David Sterba wrote on 2015/06/18 19:06 +0200:
On Thu, Jun 18, 2015 at 11:57:46AM -0400, Facebook wrote:
New new comments?

As our block sizes get bigger, it makes sense to think about more fine
grained checksums.  We're using crcs for:

1) memory corruption on the way down to the storage.  We could be very
small (bitflips) or smaller chunks (dma corrupting the whole bio).  The
places I've seen this in production, the partial crcs might help save a
percentage of the blocks, but overall the corruptions were just too
pervasive to get back the data.

2) incomplete writes.  We're sending down up to 64K btree blocks, the
storage might only write some of them.

3) IO errors from the drive.  These are likely to fail in much bigger
chunks and the partial csums probably won't help at all.

I think the best way to repair all of these is with replication, either
RAID5/6 or some number of mirrored copies.  It's more reliable than
trying to stitch together streams from multiple copies, and the code
complexity is much lower.

I agree with that. I'm still not convinced that adding all the kernel
code to repair the data is justified, compared to the block-level
redundancy alternatives.

Totally agree with this.
That's why we have support for RAID1/5/6/10.

I also hate to add complexity to kernel codes, especially when the scrub codes are already quite complex.

But in fact, my teammate Zhao Lei is already doing some work to make scrub codes clean and neat.

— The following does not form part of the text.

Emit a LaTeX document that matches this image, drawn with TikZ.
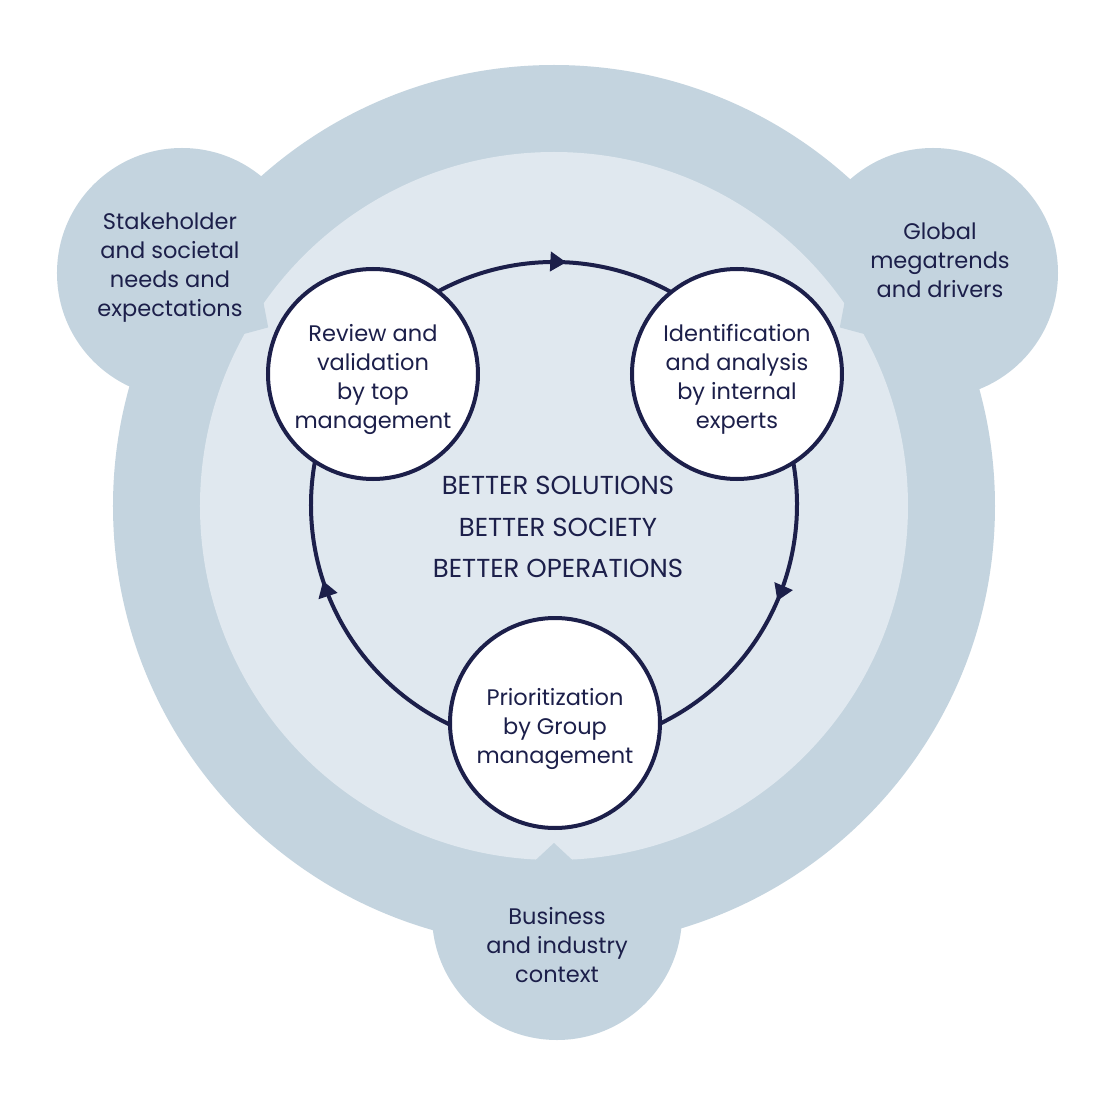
\documentclass[tikz,border=0pt]{standalone}
\usepackage{fontspec}
\setmainfont{Poppins}
\usetikzlibrary{arrows.meta,decorations.markings}
\definecolor{ringc}{HTML}{C4D4DF}
\definecolor{innerc}{HTML}{E0E8EF}
\definecolor{navy}{HTML}{1C1F4A}
\begin{document}
\begin{tikzpicture}[x=1pt,y=1pt,
  txt/.style={font=\fontsize{22.5}{29}\selectfont, text=navy, align=center, inner sep=0pt},
  stage/.style={circle, draw=navy, line width=4pt, fill=white, minimum size=210pt, inner sep=0pt},
  cyc/.style={draw=navy, line width=4pt},
  tipmark/.style={postaction=decorate, decoration={markings,
    mark=at position #1 with {\arrow{Triangle[length=16pt,width=19pt]}}}},
  ]
\useasboundingbox (-554,-597) rectangle (552,506);
\fill[white] (-554,-597) rectangle (552,506);
% outer ring and bubbles
\fill[ringc] (0,0) circle[radius=441];
\fill[ringc] (-372,233) circle[radius=125];
\fill[ringc] (379,233) circle[radius=125];
\fill[ringc] (3,-409) circle[radius=125];
% inner disc
\fill[innerc] (0,0) circle[radius=354];
% notches
\foreach \t in {148,32,270} {
  \fill[ringc] ({\t-3.2}:356) -- (\t:337) -- ({\t+3.2}:356) -- cycle;
}
% cycle
\coordinate (C) at (0,1);
\draw[cyc, tipmark=0.527] (C) ++(144:243) coordinate (aL) arc[start angle=144, end angle=36, radius=243] coordinate (aR);
\draw[cyc, tipmark=0.47] (aR) arc[start angle=36, end angle=-90, radius=243] coordinate (aB);
\draw[cyc, tipmark=0.57] (aB) arc[start angle=-90, end angle=-216, radius=243];
% stages
\node[stage] (L) at (-181,132) {};
\node[stage] (R) at (183,132) {};
\node[stage] (B) at (1,-217) {};
\node[txt] (Lt) at ([yshift=-5pt]L.center) {Review and\\validation\\by top\\management};
\node[txt] (Rt) at ([yshift=-5pt]R.center) {Identification\\and analysis\\by internal\\experts};
\node[txt] (Bt) at ([yshift=-6pt]B.center) {Prioritization\\by Group\\management};
% bubble texts
\node[txt] (t1) at (-384,238.5) {Stakeholder\\and societal\\needs and\\expectations};
\node[txt] (t2) at (386,246) {Global\\megatrends\\and drivers};
\node[txt] (t3) at (3,-439) {Business\\and industry\\context};
\node[txt, font=\fontsize{26}{41.5}\selectfont] (core) at (4,-21) {BETTER SOLUTIONS\\BETTER SOCIETY\\BETTER OPERATIONS};
\end{tikzpicture}
\end{document}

During his work, one of the thing needs to clean is the function to use the bios without IO error to rebuild a tree block from different mirrors.

I found it quite similar with the concept of partial csum, and may extract some quite generic codes for both of them, and hope to reduce the code amount overall.

But anyway, the main part, scrub support for partial csum, is still just
a basic idea(although some coding is already done), so I hopes to see more ideas even it's against partial csum.


But, where I do find the partial crcs interesting is the ability to
more accurately detect those three failure modes with our larger block
sizes.  That's pure statistics based on the crc we've chosen and the
size of the block.  The right answer might just be a different crc, but
I'm more than open to data here.

Good point, the detection aspect costs only the increased checksumming
and reporting. My assumption is that this will happen infrequently and
can point out serious hardware problems. In that case taking the
filesytem offline is a workable option and improving the userspace tools
to actually attempt the targeted block repair seems easier. Note that
this would come after redundant raid would not be able to fix it.


My original cause for partial csum is to improve btrfsck btree repair codes.
Current btree repair codes will drop all child nodes/leaves, which is quite a big loss, and deadly if the error happens at tree root. If using partial csum, we can reduce the damage to as less as 1/8 of the node/leave.

So I'm completely OK to implement it in btrfsck, as it's much much easier to code and debug in user-space.


But the level of repair is not as high as btrfsck, which overall do repair in a higher level, like inode/file/extent repair.
With the nature of partial csum, it leans towards block level more.
So the idea comes to me to do it in kernel scrub codes.

For my personal opinion, if Zhao Lei and I can make the scrub codes much clearer and neater, I still consider the kernel scrub implement worthy a try.